### What is needed
Can you set down, exactly as they appear below, the lines from the opening of the material through the one bearing "y_ticks = [0, 10, 20, 30, 40, 50, 60]", minus the pictures?
[START OF Material provided]
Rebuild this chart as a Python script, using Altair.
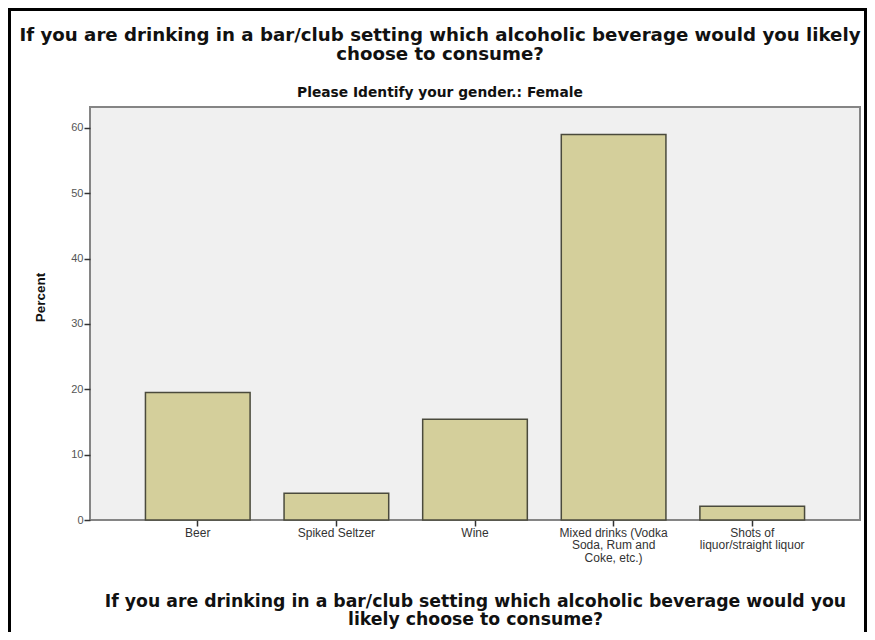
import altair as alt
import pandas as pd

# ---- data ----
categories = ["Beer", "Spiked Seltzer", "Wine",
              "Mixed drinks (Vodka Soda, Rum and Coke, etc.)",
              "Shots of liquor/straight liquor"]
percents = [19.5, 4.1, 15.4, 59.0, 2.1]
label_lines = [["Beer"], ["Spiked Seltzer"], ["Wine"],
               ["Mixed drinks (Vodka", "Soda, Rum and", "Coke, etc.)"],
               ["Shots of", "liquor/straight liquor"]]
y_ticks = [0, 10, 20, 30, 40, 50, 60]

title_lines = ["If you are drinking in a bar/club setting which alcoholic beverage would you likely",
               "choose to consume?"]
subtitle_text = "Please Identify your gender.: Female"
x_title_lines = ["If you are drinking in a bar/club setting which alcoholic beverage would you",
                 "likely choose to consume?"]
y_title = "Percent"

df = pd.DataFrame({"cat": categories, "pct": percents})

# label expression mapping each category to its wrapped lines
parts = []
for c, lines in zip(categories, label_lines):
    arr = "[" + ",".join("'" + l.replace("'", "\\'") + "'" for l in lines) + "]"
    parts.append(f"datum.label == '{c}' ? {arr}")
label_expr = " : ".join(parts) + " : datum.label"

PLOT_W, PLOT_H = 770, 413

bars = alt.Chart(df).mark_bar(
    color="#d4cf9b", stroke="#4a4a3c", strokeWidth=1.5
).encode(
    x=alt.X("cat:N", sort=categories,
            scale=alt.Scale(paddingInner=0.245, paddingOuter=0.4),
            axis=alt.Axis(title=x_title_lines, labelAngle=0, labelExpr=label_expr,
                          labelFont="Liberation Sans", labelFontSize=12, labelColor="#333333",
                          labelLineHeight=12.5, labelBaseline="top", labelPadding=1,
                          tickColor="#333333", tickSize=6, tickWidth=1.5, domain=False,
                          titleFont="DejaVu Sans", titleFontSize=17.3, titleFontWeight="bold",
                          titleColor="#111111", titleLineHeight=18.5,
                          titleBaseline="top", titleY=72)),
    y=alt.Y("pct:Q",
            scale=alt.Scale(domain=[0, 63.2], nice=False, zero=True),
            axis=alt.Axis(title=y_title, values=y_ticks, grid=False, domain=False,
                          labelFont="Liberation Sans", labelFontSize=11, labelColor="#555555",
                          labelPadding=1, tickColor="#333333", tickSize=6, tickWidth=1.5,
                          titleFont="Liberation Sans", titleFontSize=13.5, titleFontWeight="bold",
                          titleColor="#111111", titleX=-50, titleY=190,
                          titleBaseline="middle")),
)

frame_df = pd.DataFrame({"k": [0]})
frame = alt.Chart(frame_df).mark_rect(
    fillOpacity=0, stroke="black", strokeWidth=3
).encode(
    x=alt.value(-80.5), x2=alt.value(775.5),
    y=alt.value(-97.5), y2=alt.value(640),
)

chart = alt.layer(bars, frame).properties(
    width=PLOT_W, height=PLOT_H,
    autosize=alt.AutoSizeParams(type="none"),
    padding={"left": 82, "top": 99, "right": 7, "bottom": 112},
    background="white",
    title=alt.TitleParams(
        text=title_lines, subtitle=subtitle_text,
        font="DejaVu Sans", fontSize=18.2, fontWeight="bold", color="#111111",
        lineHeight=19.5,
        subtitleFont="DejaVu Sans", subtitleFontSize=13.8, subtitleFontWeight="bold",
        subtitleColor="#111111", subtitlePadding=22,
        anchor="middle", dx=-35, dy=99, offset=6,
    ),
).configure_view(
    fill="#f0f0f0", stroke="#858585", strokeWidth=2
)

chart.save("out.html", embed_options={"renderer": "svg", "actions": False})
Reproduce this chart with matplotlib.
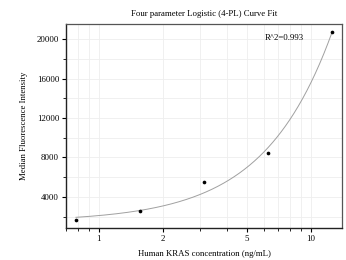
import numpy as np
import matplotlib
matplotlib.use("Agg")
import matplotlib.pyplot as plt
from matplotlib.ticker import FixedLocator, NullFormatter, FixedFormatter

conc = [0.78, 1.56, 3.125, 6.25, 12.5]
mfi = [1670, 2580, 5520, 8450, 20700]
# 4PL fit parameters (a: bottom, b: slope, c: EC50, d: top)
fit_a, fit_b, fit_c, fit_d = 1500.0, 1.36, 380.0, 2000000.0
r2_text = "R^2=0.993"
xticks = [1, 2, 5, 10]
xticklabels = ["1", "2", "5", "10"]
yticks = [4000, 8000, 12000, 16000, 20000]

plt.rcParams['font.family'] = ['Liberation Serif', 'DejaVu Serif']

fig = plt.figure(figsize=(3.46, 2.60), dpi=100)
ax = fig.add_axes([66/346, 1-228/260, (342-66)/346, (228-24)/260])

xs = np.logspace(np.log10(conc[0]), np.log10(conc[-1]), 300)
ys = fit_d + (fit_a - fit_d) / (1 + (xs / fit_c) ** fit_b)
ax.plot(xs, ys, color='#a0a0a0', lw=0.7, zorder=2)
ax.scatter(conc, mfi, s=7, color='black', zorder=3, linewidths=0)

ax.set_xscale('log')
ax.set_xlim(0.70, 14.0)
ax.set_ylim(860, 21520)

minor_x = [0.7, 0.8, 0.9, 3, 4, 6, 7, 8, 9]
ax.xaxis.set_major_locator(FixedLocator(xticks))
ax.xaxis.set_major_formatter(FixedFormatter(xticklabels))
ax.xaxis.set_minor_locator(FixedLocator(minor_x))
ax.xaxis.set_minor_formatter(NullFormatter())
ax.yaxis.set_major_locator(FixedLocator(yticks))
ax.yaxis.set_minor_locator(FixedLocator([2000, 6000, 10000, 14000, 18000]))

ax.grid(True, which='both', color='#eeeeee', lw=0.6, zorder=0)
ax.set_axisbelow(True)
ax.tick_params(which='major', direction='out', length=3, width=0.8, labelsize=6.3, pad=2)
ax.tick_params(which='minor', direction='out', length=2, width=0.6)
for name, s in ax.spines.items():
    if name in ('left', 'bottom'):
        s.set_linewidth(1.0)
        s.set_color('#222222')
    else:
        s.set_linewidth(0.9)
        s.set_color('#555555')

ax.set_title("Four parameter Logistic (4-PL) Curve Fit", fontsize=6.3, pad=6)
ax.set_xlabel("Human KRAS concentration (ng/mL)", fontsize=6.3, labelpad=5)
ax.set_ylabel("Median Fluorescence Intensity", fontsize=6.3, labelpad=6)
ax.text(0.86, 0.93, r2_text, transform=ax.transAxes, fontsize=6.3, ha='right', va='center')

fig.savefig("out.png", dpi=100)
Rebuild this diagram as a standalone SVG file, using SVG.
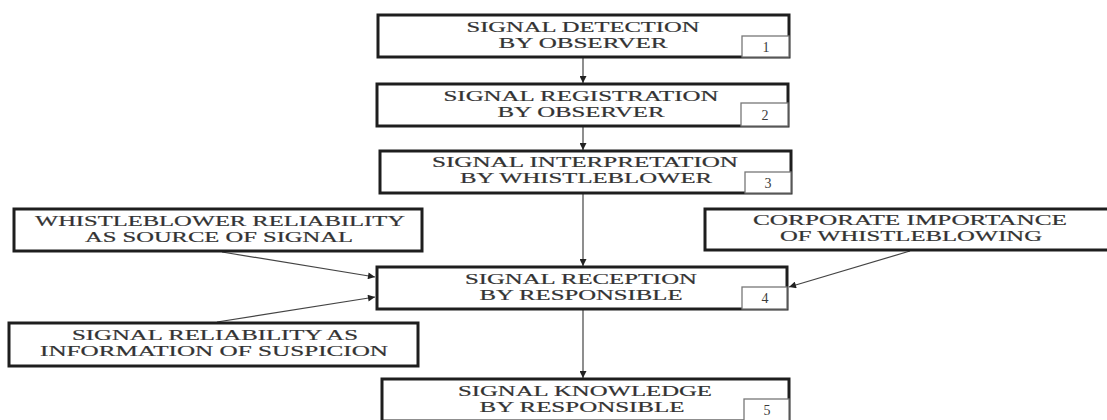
[END OF Material provided]
### Exercise solution
Rebuild this chart as a Python script, using Altair.
import altair as alt
import pandas as pd

# ---- data ----
categories = ["Beer", "Spiked Seltzer", "Wine",
              "Mixed drinks (Vodka Soda, Rum and Coke, etc.)",
              "Shots of liquor/straight liquor"]
percents = [19.5, 4.1, 15.4, 59.0, 2.1]
label_lines = [["Beer"], ["Spiked Seltzer"], ["Wine"],
               ["Mixed drinks (Vodka", "Soda, Rum and", "Coke, etc.)"],
               ["Shots of", "liquor/straight liquor"]]
y_ticks = [0, 10, 20, 30, 40, 50, 60]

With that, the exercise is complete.